Years ago, when I started blogging, I intended to post some sort of reflection at least three days a week. My secret goal was even more demanding: to take the advice of master marketer Seth Godin who says that it’s best to post each day. He encourages bloggers to practice the discipline of showing up regularly and offering generously whatever gifts one might have. He thinks that persistent practice and steady “shipping” is the surest way for a bloggers to make a meaningful contribution to those folks who might choose to read and also to discover their own distinctive voices.
Though I think Godin is right, I’ve never managed to post each day of a week, and it’s been a long time since I posted more than once in seven days.

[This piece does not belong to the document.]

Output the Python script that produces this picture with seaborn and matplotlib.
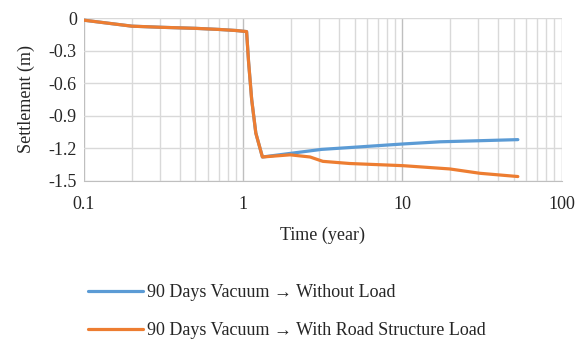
import matplotlib.pyplot as plt
import matplotlib.ticker as mticker
import seaborn as sns

# Settlement curves (time in years, settlement in m)
t_common = [0.1, 0.2, 0.3, 0.5, 0.7, 0.9, 1.05, 1.08, 1.13, 1.2, 1.32]
s_common = [-0.02, -0.075, -0.085, -0.095, -0.105, -0.115, -0.125, -0.4, -0.75, -1.06, -1.28]

t_no_load = [1.32, 1.9, 3.1, 5.0, 10.1, 17.2, 30.6, 53]
s_no_load = [-1.28, -1.25, -1.21, -1.19, -1.16, -1.14, -1.13, -1.12]

t_road = [1.32, 1.97, 2.63, 3.16, 4.66, 10.1, 19.8, 30.6, 53]
s_road = [-1.28, -1.26, -1.28, -1.32, -1.34, -1.36, -1.39, -1.43, -1.46]

labels = ["90 Days Vacuum \u2192 Without Load",
          "90 Days Vacuum \u2192 With Road Structure Load"]
colors = ["#5B9BD5", "#ED7D31"]

sns.set_style("white")
plt.rcParams["font.family"] = ["Liberation Serif", "DejaVu Serif"]

fig = plt.figure(figsize=(5.87, 3.4), dpi=100)
ax = fig.add_axes([0.143, 0.468, 0.814, 0.479])

sns.lineplot(x=t_common + t_no_load[1:], y=s_common + s_no_load[1:], ax=ax,
             color=colors[0], linewidth=2.3, label=labels[0], sort=False)
sns.lineplot(x=t_common + t_road[1:], y=s_common + s_road[1:], ax=ax,
             color=colors[1], linewidth=2.3, label=labels[1], sort=False)

ax.set_xscale("log")
ax.set_xlim(0.1, 100)
ax.set_ylim(-1.5, 0)
ax.set_yticks([0, -0.3, -0.6, -0.9, -1.2, -1.5])
ax.yaxis.set_major_formatter(mticker.FuncFormatter(lambda v, p: "0" if v == 0 else f"{v:.1f}"))
ax.xaxis.set_major_locator(mticker.FixedLocator([0.1, 1, 10, 100]))
ax.xaxis.set_major_formatter(mticker.FuncFormatter(lambda v, p: f"{v:g}"))
ax.xaxis.set_minor_locator(mticker.LogLocator(base=10, subs=range(2, 10)))
ax.xaxis.set_minor_formatter(mticker.NullFormatter())

ax.grid(True, which="major", axis="y", color="#D9D9D9", linewidth=1)
ax.grid(True, which="minor", axis="x", color="#D9D9D9", linewidth=1)
ax.grid(True, which="major", axis="x", color="#BFBFBF", linewidth=1)
ax.set_axisbelow(True)

for side in ["top", "right", "left"]:
    ax.spines[side].set_visible(False)
ax.spines["bottom"].set_color("#BFBFBF")
ax.tick_params(axis="x", which="major", length=5, color="#BFBFBF", labelsize=13, pad=6)
ax.tick_params(axis="x", which="minor", length=0)
ax.tick_params(axis="y", length=0, labelsize=13, pad=5)

ax.set_xlabel("Time (year)", fontsize=13, labelpad=10)
ax.set_ylabel("Settlement (m)", fontsize=13, labelpad=10)

ax.get_legend().remove()
handles, lbls = ax.get_legend_handles_labels()
fig.legend(handles, lbls, loc="upper left", bbox_to_anchor=(0.123, 0.212),
           frameon=False, fontsize=13, handlelength=3.0, handletextpad=0.25,
           labelspacing=1.15)

fig.savefig("out.png", dpi=100)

It has been ten days since I wrote about “downsizing.” I’ve started and discarded several posts, saved a few drafts for further editing, and made notes about ways to enrich and refresh the writing I do on this site.
Nothing, though, felt “post-worthy,” so I’m going meta and writing this post about the difficulty I’ve had with writing a post (That means, I suppose, that I’m post-modern, even though I lack something post-worthy).
For a long time, I wrote about the joys and challenges of leading a faith-community. After I left the pastorate of First Baptist Church of Asheville in January of 2015, I lost the context, the prompts, and much of the energy for that kind of writing.
I’m still, of course, intrigued by how faith and culture(s) interact, about how love and grace transform us into our best and truest selves, and about how to live courageously and faithfully as followers of Jesus in the shadows of empire.
In early February of 2014, I began another site to trace my journey with cancer, its treatment, and the diminishments they bring and the lessons they teach. I haven’t updated it since April of 2015.
It seemed important to have a separate cancer site, so that people could easily avoid, if they so chose, reading about the dreary world of labs, chemotherapy, fatigue, and pain.
Candidly, I also didn’t want to be “the cancer-guy/Guy.” It was hard to be sick in public, but my role left me little choice. It was—and is—difficult to write about increasing vulnerability, the steady loss of the illusion of control, and the ways in which my faith is becoming less settled but more vital. Since mid-winter, I’ve felt a tightening of personal limits, and I don’t like admitting that fact, even to myself.
There isn’t a crisis. The cancer remains relatively stable. Teaching at the university is good, and I’m grateful to be interim pastor of Calvary Baptist Church in West Asheville. I play racquetball, occasionally run on the treadmill, and regularly walk or hike for long distances. I have a couple of writing projects. I have a full life, and I’m so grateful.
However, I need to learn a skill that I’ve flunked learning, despite repeated resolutions: the skill of matching more wisely my capacity and my commitments—of living more intentionally with a sense of margin, with interludes of rest, and with time for “being.”
And, I want to shift the focus and broaden the dimensions of this blog. I welcome any suggestions you might have.